Al-Jarjuni berpendapat bahwa kata tafsir menurut pengertian bahasa
adalah al-kasyf wa al-izhar yang artinya menyingkap (membuka) dan
melahirkan.
Adapun pengertian tafsir berdasarkan istilah,
para ‘ulama mengemukakan dengan redaksi yang berbeda-beda diantaranya:
1)
Menurut Abu Hayyan:Tafsir ialah ilmu yang
membahas tentang cara pengucapan lafadz-lafadz al-Qur’an dan
petunjuk-petunjuknya, hukum-hukumnya baik yang berdiri sendiri maupun
makna-maknanya telah tersusun yang memungkinkan baginya dapat
melengkapinya.[[8]]
2)
Menurut az-Zarkasyi: Tafsir adalah ilmu
untuk memahami kitabullah yang diturunkan kepada Muhammad saw, untuk
menjelaskan makna-maknanya dan mengeluarkan hukum beserta hikmahnya.
3)
Menurut al-Kilabi: Tafsir adalah menjelaskan al-Qur’an
dan menerangkan maknanya, serta menjelaskan apa yang dikehendaki nash, isyarat
atau tujuannya.
4)
Menurut Ali al-Hasan: Tafsir adalah ilmu yang
membahas al-Qur’an dari aspek pengetahuan dan pemaham berdasarkan
kemampuan manusia.
Menurut
Prof.
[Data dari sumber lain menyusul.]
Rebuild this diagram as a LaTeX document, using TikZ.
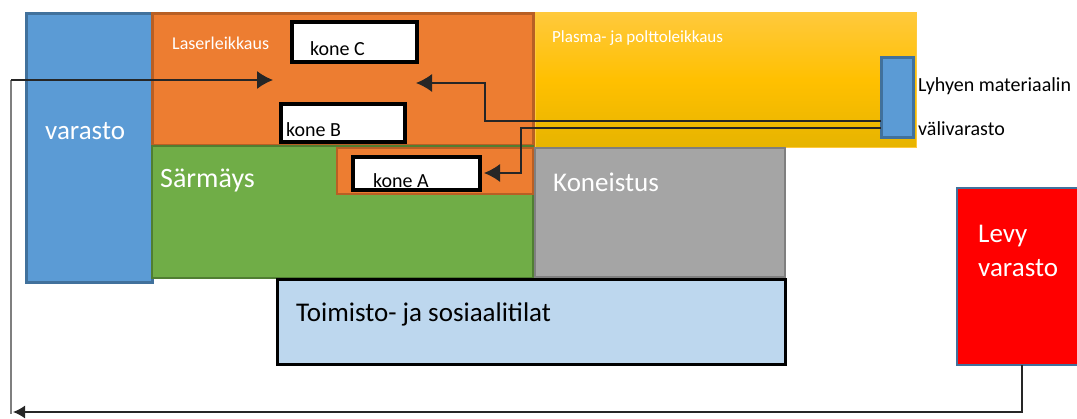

Dr. Mardan pengertian tersebut diatas dapat dikemukakan bahwa
ada tiga konsepsi yang terkandung dalam istilah tafsir, yaitu:
1)
Kegiatan ilmiah yang berfungsi memahami dan
menjelaskan kandungan al-Qur’an.
2)
Ilmu atau pengetahuan yang digunakan dalam kegiatan
tersebut bersifat ilmiah.
3)
Ilmu pengetahuan merupakan hasil kegiatan
ilmiah.[[9]]
Berdasarkan
beberapa defenisi yang dikemukakan oleh para ulama tafsir di atas, maka
dapat ditarik sebuah kesimpulan bahwa tafsir adalah suatu hasil
usaha tanggapan, penalaran dan ijtihad dalam mengkaji al-Qur’an yang
terkandung nilai didalamnya.
B.
Perbedaan
Terjemah, Ta’wil dan Tafsir
Sebagian ulama berpendapat bahwa perbedaan tafsir adalah lebih umum
daripada ta’wil, sehingga ta’wil hanya memberikan kefahaman secara cepat
sedangkan tafsir memberikan kefahaman secara mutlak baik dengan cepat atau
tidak.
Segagian lagi berpendapat bahwa tafsir mencakup memperjelas ta’wil,
sehingga :

Perbedaan
tafsir dengan terjemah, baik terjemah harfiyah maupun tafsiriyah antara lain:
1) pada
terjemah terjadi perpindahan bahasa dengan kata tidak ada lagi bahasa pertama
yang melekat pada bahasa terjemah, tidak demikian halnya dengan tafsir. Tafsir
selalu ada keterkaitan pada bahasa asalnya
2) pada
terjemah tidak boleh melakukan istidhrad yaitu penguraian yang meluas yang melebihi
dari sekedar pemindahan bahasa, sedangkan tafsir boleh.
3) pada
terjemah dituntut terpenuhinya semua makna dan maksud yang ada pada bahasa yang
diterjemahkan, tidak halnya demikian dengan tafsir.
4) pada
terjemah harus diakui bahwa sipenterjemah sudah melakukan terjemahan,sejau ia
telah berhasil memindahkan makna bahasa pertama kebahasa terjemah,sedangkan
tafsir tidak.
C.
Klasifikasi
Tafsir
Adapun
klasifikasi tafsir Al-Qur'an ditinjau dari sumber penafsirannya dapat
dibagi menjadi:
1) Tafsir bi al-Matsur
Sebagaimana dijelaskan al-farmawi, tafsir
bi al-ma’tsur (disebut pula abi ar-riwayah dan an-naql)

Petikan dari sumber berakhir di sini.